- Written task
Quote all of the data that follows exactly as written, skipping the images.

- Data segment
§ §

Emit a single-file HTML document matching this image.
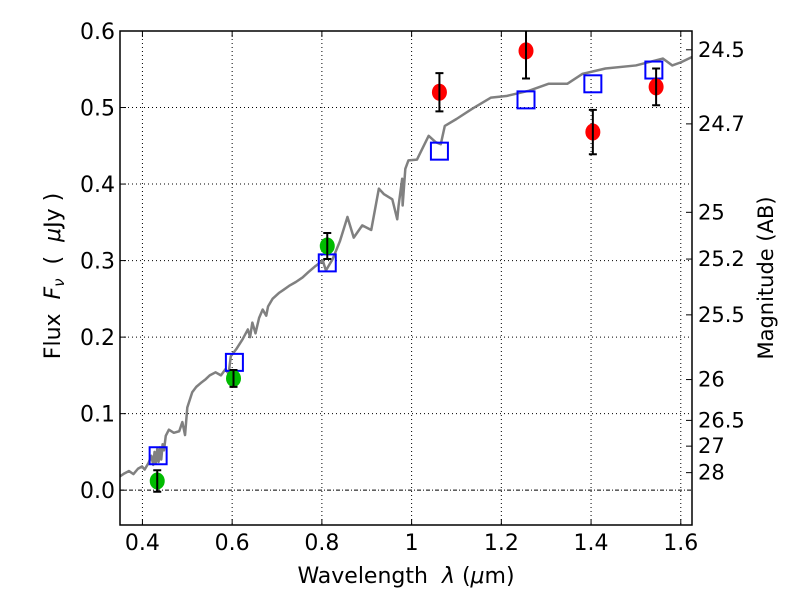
<!DOCTYPE html>
<html><head><meta charset="utf-8"><style>
body{margin:0;background:#fff;}
svg{display:block;font-family:"DejaVu Sans","Liberation Sans",sans-serif;}
</style></head><body>
<svg id="chart" width="800" height="600" viewBox="0 0 800 600" xmlns="http://www.w3.org/2000/svg">
<g id="grid"></g>
<g id="plot"></g>
<g id="axes"></g>
<text x="406" y="583" font-size="22" text-anchor="middle" xml:space="preserve">Wavelength  <tspan font-style="italic">λ</tspan> (<tspan font-style="italic">μ</tspan>m)</text>
<text transform="translate(60,276) rotate(-90)" font-size="22" text-anchor="middle" xml:space="preserve">Flux  <tspan font-style="italic">F</tspan><tspan font-style="italic" font-size="15" dy="4">ν</tspan><tspan dy="-4">  (  </tspan><tspan font-style="italic">μ</tspan>Jy )</text>
<text transform="translate(773,278) rotate(-90)" font-size="21" text-anchor="middle">Magnitude (AB)</text>
</svg>
<script>
const specLam=[0.35,0.36,0.37,0.38,0.39,0.399,0.405,0.414,0.42,0.424,0.427,0.43,0.433,0.436,0.439,0.442,0.445,0.448,0.452,0.459,0.47,0.482,0.489,0.495,0.5,0.511,0.52,0.53,0.541,0.55,0.563,0.575,0.585,0.592,0.597,0.61,0.623,0.635,0.64,0.645,0.652,0.66,0.668,0.676,0.68,0.69,0.705,0.715,0.727,0.742,0.757,0.77,0.786,0.802,0.809,0.824,0.84,0.857,0.871,0.89,0.91,0.927,0.938,0.957,0.968,0.971,0.979,0.980,0.986,0.993,1.012,1.038,1.053,1.065,1.074,1.1,1.134,1.177,1.211,1.262,1.305,1.347,1.381,1.432,1.5,1.56,1.581,1.6,1.625];
const specFlux=[0.018,0.022,0.025,0.021,0.028,0.031,0.027,0.036,0.045,0.033,0.05,0.036,0.054,0.037,0.056,0.04,0.06,0.052,0.071,0.079,0.075,0.077,0.089,0.072,0.108,0.128,0.135,0.14,0.145,0.15,0.154,0.15,0.158,0.152,0.175,0.185,0.197,0.21,0.2,0.219,0.205,0.225,0.236,0.228,0.24,0.25,0.258,0.262,0.267,0.272,0.278,0.285,0.293,0.300,0.287,0.302,0.325,0.357,0.330,0.346,0.34,0.394,0.387,0.380,0.354,0.372,0.407,0.372,0.420,0.431,0.432,0.463,0.455,0.452,0.476,0.485,0.498,0.513,0.515,0.522,0.531,0.531,0.544,0.551,0.555,0.564,0.555,0.559,0.566];
const obsLam=[0.433,0.603,0.812,1.062,1.255,1.404,1.545];
const obsFlux=[0.012,0.146,0.319,0.520,0.574,0.468,0.527];
const obsErr=[0.014,0.011,0.017,0.025,0.036,0.029,0.024];
const obsColor=['#00bb00','#00bb00','#00bb00','#ff0000','#ff0000','#ff0000','#ff0000'];
const modLam=[0.435,0.605,0.812,1.062,1.255,1.404,1.54];
const modFlux=[0.045,0.167,0.297,0.443,0.510,0.531,0.549];
const xTicks=[0.4,0.6,0.8,1.0,1.2,1.4,1.6];
const xTickLabels=['0.4','0.6','0.8','1','1.2','1.4','1.6'];
const yTicks=[0,0.1,0.2,0.3,0.4,0.5,0.6];
const yTickLabels=['0.0','0.1','0.2','0.3','0.4','0.5','0.6'];
const magTicks=[24.5,24.7,25,25.2,25.5,26,26.5,27,28];
const magLabels=['24.5','24.7','25','25.2','25.5','26','26.5','27','28'];

const L=120,R=692,T=31,B=525;
const xmin=0.35,xmax=1.625,ymin=-0.0455,ymax=0.6;
const X=v=>L+(v-xmin)/(xmax-xmin)*(R-L);
const Y=v=>B-(v-ymin)/(ymax-ymin)*(B-T);
const NS='http://www.w3.org/2000/svg';
function mk(tag,attrs,parent){const e=document.createElementNS(NS,tag);for(const k in attrs)e.setAttribute(k,attrs[k]);parent.appendChild(e);return e;}
const grid=document.getElementById('grid'),plot=document.getElementById('plot'),axes=document.getElementById('axes');

xTicks.forEach((t,i)=>{
  const g=mk('line',{x1:X(t),x2:X(t),y1:T,y2:B,stroke:'#000','stroke-width':1,'stroke-dasharray':'1,3'},grid);
  
  
  mk('line',{x1:X(t),x2:X(t),y1:B,y2:B-6,stroke:'#000'},axes);
  mk('line',{x1:X(t),x2:X(t),y1:T,y2:T+6,stroke:'#000'},axes);
  const tx=mk('text',{x:X(t),y:B+25,'font-size':22,'text-anchor':'middle'},axes);
  tx.textContent=xTickLabels[i];
  
  
});
yTicks.forEach((t,i)=>{
  if(t!==0){const g=mk('line',{x1:L,x2:R,y1:Y(t),y2:Y(t),stroke:'#000','stroke-width':1,'stroke-dasharray':'1,3'},grid);
  
  }
  mk('line',{x1:L,x2:L+6,y1:Y(t),y2:Y(t),stroke:'#000'},axes);
  const tx=mk('text',{x:L-5,y:Y(t)+8,'font-size':22,'text-anchor':'end'},axes);
  tx.textContent=yTickLabels[i];
  
  
});
const zl=mk('line',{x1:L,x2:R,y1:Y(0),y2:Y(0),stroke:'#000','stroke-width':1,'stroke-dasharray':'4,2,1,2'},grid);



magTicks.forEach((m,i)=>{
  const f=Math.pow(10,(23.9-m)/2.5);
  mk('line',{x1:R,x2:R-6,y1:Y(f),y2:Y(f),stroke:'#000'},axes);
  const tx=mk('text',{x:R+6,y:Y(f)+7,'font-size':21},axes);
  tx.textContent=magLabels[i];
  
  
});

const clip=mk('clipPath',{id:'cp'},plot);mk('rect',{x:L,y:T,width:R-L,height:B-T},clip);
const pg=mk('g',{'clip-path':'url(#cp)'},plot);
const sp=mk('polyline',{points:specLam.map((l,i)=>X(l)+','+Y(specFlux[i])).join(' '),fill:'none',stroke:'#808080','stroke-width':2.5,'stroke-linejoin':'round'},pg);



modLam.forEach((l,i)=>{
  const s=mk('rect',{x:X(l)-8.5,y:Y(modFlux[i])-8.5,width:17,height:17,fill:'none',stroke:'#0000ff','stroke-width':2},pg);
  
  
});
obsLam.forEach((l,i)=>{
  const c=mk('ellipse',{cx:X(l),cy:Y(obsFlux[i]),rx:7.5,ry:8.5,fill:obsColor[i]},pg);
  
  
  const y1=Y(obsFlux[i]+obsErr[i]),y2=Y(obsFlux[i]-obsErr[i]),x=X(l);
  const e=mk('path',{d:`M${x},${y1}V${y2}M${x-4},${y1}H${x+4}M${x-4},${y2}H${x+4}`,stroke:'#000','stroke-width':2,fill:'none'},pg);
  
  
});
const fr=mk('rect',{x:L,y:T,width:R-L,height:B-T,fill:'none',stroke:'#000','stroke-width':1.5},axes);


</script>
</body></html>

§ §

- Response
Emit a single-file HTML document matching this image.
<!DOCTYPE html>
<html><head><meta charset="utf-8"><style>
body{margin:0;background:#fff;}
svg{display:block;font-family:"DejaVu Sans","Liberation Sans",sans-serif;}
</style></head><body>
<svg id="chart" width="800" height="600" viewBox="0 0 800 600" xmlns="http://www.w3.org/2000/svg">
<g id="grid"></g>
<g id="plot"></g>
<g id="axes"></g>
<text x="406" y="583" font-size="22" text-anchor="middle" xml:space="preserve">Wavelength  <tspan font-style="italic">λ</tspan> (<tspan font-style="italic">μ</tspan>m)</text>
<text transform="translate(60,276) rotate(-90)" font-size="22" text-anchor="middle" xml:space="preserve">Flux  <tspan font-style="italic">F</tspan><tspan font-style="italic" font-size="15" dy="4">ν</tspan><tspan dy="-4">  (  </tspan><tspan font-style="italic">μ</tspan>Jy )</text>
<text transform="translate(773,278) rotate(-90)" font-size="21" text-anchor="middle">Magnitude (AB)</text>
</svg>
<script>
const specLam=[0.35,0.36,0.37,0.38,0.39,0.399,0.405,0.414,0.42,0.424,0.427,0.43,0.433,0.436,0.439,0.442,0.445,0.448,0.452,0.459,0.47,0.482,0.489,0.495,0.5,0.511,0.52,0.53,0.541,0.55,0.563,0.575,0.585,0.592,0.597,0.61,0.623,0.635,0.64,0.645,0.652,0.66,0.668,0.676,0.68,0.69,0.705,0.715,0.727,0.742,0.757,0.77,0.786,0.802,0.809,0.824,0.84,0.857,0.871,0.89,0.91,0.927,0.938,0.957,0.968,0.971,0.979,0.980,0.986,0.993,1.012,1.038,1.053,1.065,1.074,1.1,1.134,1.177,1.211,1.262,1.305,1.347,1.381,1.432,1.5,1.56,1.581,1.6,1.625];
const specFlux=[0.018,0.022,0.025,0.021,0.028,0.031,0.027,0.036,0.045,0.033,0.05,0.036,0.054,0.037,0.056,0.04,0.06,0.052,0.071,0.079,0.075,0.077,0.089,0.072,0.108,0.128,0.135,0.14,0.145,0.15,0.154,0.15,0.158,0.152,0.175,0.185,0.197,0.21,0.2,0.219,0.205,0.225,0.236,0.228,0.24,0.25,0.258,0.262,0.267,0.272,0.278,0.285,0.293,0.300,0.287,0.302,0.325,0.357,0.330,0.346,0.34,0.394,0.387,0.380,0.354,0.372,0.407,0.372,0.420,0.431,0.432,0.463,0.455,0.452,0.476,0.485,0.498,0.513,0.515,0.522,0.531,0.531,0.544,0.551,0.555,0.564,0.555,0.559,0.566];
const obsLam=[0.433,0.603,0.812,1.062,1.255,1.404,1.545];
const obsFlux=[0.012,0.146,0.319,0.520,0.574,0.468,0.527];
const obsErr=[0.014,0.011,0.017,0.025,0.036,0.029,0.024];
const obsColor=['#00bb00','#00bb00','#00bb00','#ff0000','#ff0000','#ff0000','#ff0000'];
const modLam=[0.435,0.605,0.812,1.062,1.255,1.404,1.54];
const modFlux=[0.045,0.167,0.297,0.443,0.510,0.531,0.549];
const xTicks=[0.4,0.6,0.8,1.0,1.2,1.4,1.6];
const xTickLabels=['0.4','0.6','0.8','1','1.2','1.4','1.6'];
const yTicks=[0,0.1,0.2,0.3,0.4,0.5,0.6];
const yTickLabels=['0.0','0.1','0.2','0.3','0.4','0.5','0.6'];
const magTicks=[24.5,24.7,25,25.2,25.5,26,26.5,27,28];
const magLabels=['24.5','24.7','25','25.2','25.5','26','26.5','27','28'];

const L=120,R=692,T=31,B=525;
const xmin=0.35,xmax=1.625,ymin=-0.0455,ymax=0.6;
const X=v=>L+(v-xmin)/(xmax-xmin)*(R-L);
const Y=v=>B-(v-ymin)/(ymax-ymin)*(B-T);
const NS='http://www.w3.org/2000/svg';
function mk(tag,attrs,parent){const e=document.createElementNS(NS,tag);for(const k in attrs)e.setAttribute(k,attrs[k]);parent.appendChild(e);return e;}
const grid=document.getElementById('grid'),plot=document.getElementById('plot'),axes=document.getElementById('axes');

xTicks.forEach((t,i)=>{
  const g=mk('line',{x1:X(t),x2:X(t),y1:T,y2:B,stroke:'#000','stroke-width':1,'stroke-dasharray':'1,3'},grid);
  
  
  mk('line',{x1:X(t),x2:X(t),y1:B,y2:B-6,stroke:'#000'},axes);
  mk('line',{x1:X(t),x2:X(t),y1:T,y2:T+6,stroke:'#000'},axes);
  const tx=mk('text',{x:X(t),y:B+25,'font-size':22,'text-anchor':'middle'},axes);
  tx.textContent=xTickLabels[i];
  
  
});
yTicks.forEach((t,i)=>{
  if(t!==0){const g=mk('line',{x1:L,x2:R,y1:Y(t),y2:Y(t),stroke:'#000','stroke-width':1,'stroke-dasharray':'1,3'},grid);
  
  }
  mk('line',{x1:L,x2:L+6,y1:Y(t),y2:Y(t),stroke:'#000'},axes);
  const tx=mk('text',{x:L-5,y:Y(t)+8,'font-size':22,'text-anchor':'end'},axes);
  tx.textContent=yTickLabels[i];
  
  
});
const zl=mk('line',{x1:L,x2:R,y1:Y(0),y2:Y(0),stroke:'#000','stroke-width':1,'stroke-dasharray':'4,2,1,2'},grid);



magTicks.forEach((m,i)=>{
  const f=Math.pow(10,(23.9-m)/2.5);
  mk('line',{x1:R,x2:R-6,y1:Y(f),y2:Y(f),stroke:'#000'},axes);
  const tx=mk('text',{x:R+6,y:Y(f)+7,'font-size':21},axes);
  tx.textContent=magLabels[i];
  
  
});

const clip=mk('clipPath',{id:'cp'},plot);mk('rect',{x:L,y:T,width:R-L,height:B-T},clip);
const pg=mk('g',{'clip-path':'url(#cp)'},plot);
const sp=mk('polyline',{points:specLam.map((l,i)=>X(l)+','+Y(specFlux[i])).join(' '),fill:'none',stroke:'#808080','stroke-width':2.5,'stroke-linejoin':'round'},pg);



modLam.forEach((l,i)=>{
  const s=mk('rect',{x:X(l)-8.5,y:Y(modFlux[i])-8.5,width:17,height:17,fill:'none',stroke:'#0000ff','stroke-width':2},pg);
  
  
});
obsLam.forEach((l,i)=>{
  const c=mk('ellipse',{cx:X(l),cy:Y(obsFlux[i]),rx:7.5,ry:8.5,fill:obsColor[i]},pg);
  
  
  const y1=Y(obsFlux[i]+obsErr[i]),y2=Y(obsFlux[i]-obsErr[i]),x=X(l);
  const e=mk('path',{d:`M${x},${y1}V${y2}M${x-4},${y1}H${x+4}M${x-4},${y2}H${x+4}`,stroke:'#000','stroke-width':2,fill:'none'},pg);
  
  
});
const fr=mk('rect',{x:L,y:T,width:R-L,height:B-T,fill:'none',stroke:'#000','stroke-width':1.5},axes);


</script>
</body></html>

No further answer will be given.